Ils y ont élu domicile et règnent en maitres. Ils infiltrent souvent les cortèges funèbres ou se déguisent en visiteurs venus se recueillir sur une tombe, chapelet en main et faisant semblant d’invoquer Dieu, alors qu’en réalité, ils implorent Satan afin de mettre sur leur chemin des paisibles citoyens munis de quelques sous, de téléphones portables et des objets de valeur. Le nombre de leurs victimes est incalculable. Ces derniers temps, il est rare d’assister à une inhumation au sein de ces cimetières et de ne pas entendre sangloter un membre du cortège funèbre ou un visiteur des lieux dire qu’on vient de le déposséder de sa moto, de son téléphone ou autres objets de valeur.

Que disent les autorités en charge de la gestion des cimetières ?

Devant cette triste situation, les chefs de quartier, les responsables communaux et ceux du ministère de l’Environnement n’ont daigné répondre à nos préoccupations. Après le refus des élus locaux dans les communes, nous sommes transportés au Gouvernorat où l’un des responsables chargés de la gestion des cimetières, a accepté volontiers de nous recevoir.

A la question alors de savoir comment sont gérées les nécropoles à Conakry, notre interlocuteur qui a n’a pas accepté de donner son nom pour des raisons qu’on ignore, nous apprend que seuls les cimetières de Nongo et Cameroun sont à la charge du Gouvernorat, les autres étant gérés par les communes. Ainsi, en ce qui concerne l’état de ces deux cimetières, ce gestionnaire nous informe que leur entretien se fait régulièrement par les services mis en place à cet effet. « Je vous apprends que le gouvernorat ne gère que deux cimetières à Conakry. A savoir le cimetière de Cameroun et celui de Nongo. Les autres petits cimetières sont à la charge des communes. Nous avons un service de nettoyage qui est régulier. Il y a aussi des ONG qui interviennent de temps en temps et des religieux (catholiques) qui nettoient le cimetière pendant la fête des Toussaints qu’on appelle fête des morts. Les camions de ramassage des ordures sont à chaque fois mobilisés pendant ces opérations de nettoyage », a-t-il expliqué.

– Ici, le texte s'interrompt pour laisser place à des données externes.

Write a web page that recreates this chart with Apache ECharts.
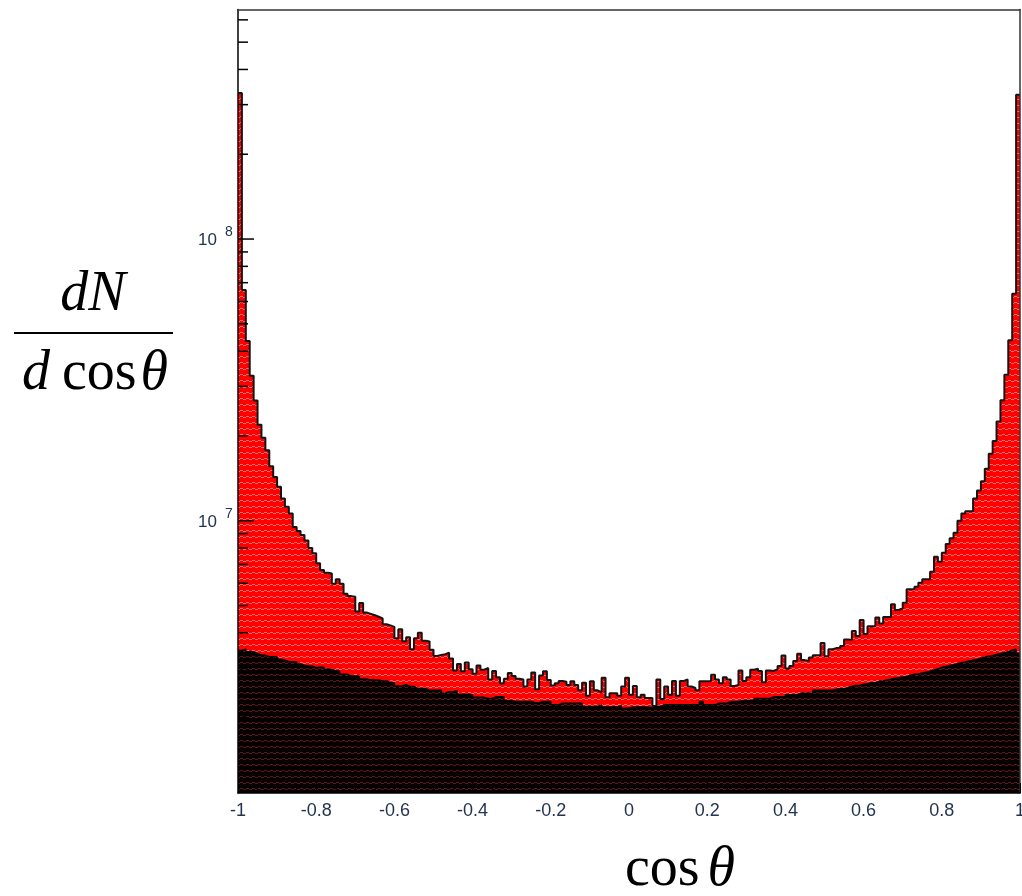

En ce qui concerne les enterrements clandestins dont on nous fait cas lors de notre enquête, notre source ne confirme ni infirme l’information. Il s’est pourtant contenté de nous dire que des surveillants de cimetière ont été désignés pour les cimetières de Cameroun et de Nongo afin d’empêcher les éventuels cas d’enterrement clandestin et de vols. « Le coordinateur du cimetière de Cameroun est venu dire ici qu’il est seul pour surveiller un grand espace comme ce lieu. On a nommé un surveillant général pour l’accompagner sur le terrain. Et je crois que celui qui a été nommé, serait le chef de gang qui opérait clandestinement. Depuis donc, on n’entend plus ces genres d’opérations. »

 Qu’en est-il des exhumations et superpositions des corps ?

 A cette question, le cadre du gouvernorat soutient qu’il n’est pas encore informé à ce sujet. Mais il reconnait tout de même qu’il y a un sérieux problème d’espace dans les cimetières de Conakry. Et curieusement aucun projet de déplacement de ces nécropoles n’est à l’horizon.

Pour la gestion des frais d’enterrement qui s’élèvent à 50.000 GNF, notre interlocuteur nous apprend que les versements se font directement au trésor. D’ailleurs, à l’entendre, il n’a jamais souhaité trop s’en occuper pour des raisons morales. Car, selon lui, beaucoup d’argent issue de l’enterrement est signe de malheur.